To conclude, while its open and extreme support for free market capitalism and its inequalities is, to say the least, refreshing, it is not remotely convincing or scientific. In fact, it amounts to little more than a vigorous defence of business power hidden behind a thin rhetoric of "free markets." As it preaches the infallibility of capitalism, this requires a nearly unyielding defence of corporations, economic and social power and workplace hierarchy. It must dismiss the obvious fact that allowing big business to flourish into oligopoly and monopoly (as it does, see section C.4) reduces the possibility of competition solving the problem of unethical business practices and worker exploitation, as they claim. This is unsurprising, as the Austrian school (like economics in general) identifies "freedom" with the "freedom" of private enterprise, i.e. the lack of accountability of the economically privileged and powerful. This simply becomes a defence of the economically powerful to do what they want (within the laws specified by their peers in government).

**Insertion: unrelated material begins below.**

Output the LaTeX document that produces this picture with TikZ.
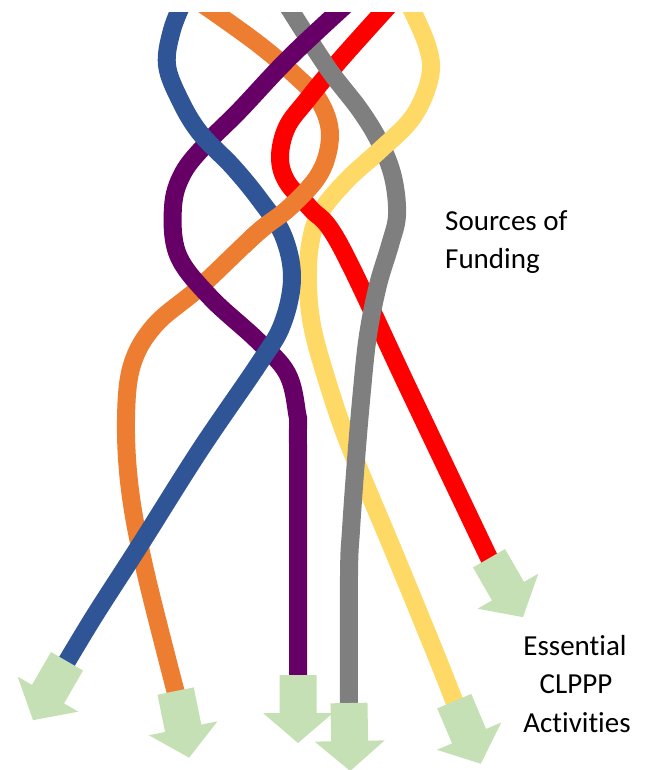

Ironically, the Austrian defence of capitalism is dependent on the belief that it will remain close to equilibrium. However, as seems likely, capitalism is endogenously unstable, then any real "pure" capitalism will be distant from equilibrium and, as a result, marked by unemployment and, of course, booms and slumps. So it is possible to have a capitalist economics based on non-equilibrium, but it is unlikely to convince anyone that does not already believe that capitalism is the best system ever unless they are unconcerned about unemployment (and so worker exploitation) and instability. As Steve Keen notes, it is "an alternative way to ideologically support a capitalist economy . . . If neoclassical economics becomes untenable for any reason, the Austrians are well placed to provide an alternative religion for believers in the primacy of the market over all other forms of social organisation." [Keen, Debunking Economics, p. 304]

Those who seek freedom for all and want to base themselves on more than faith in an economic system marked by hierarchy, inequality and oppression would be better seeking a more realistic and less apologetic economic theory.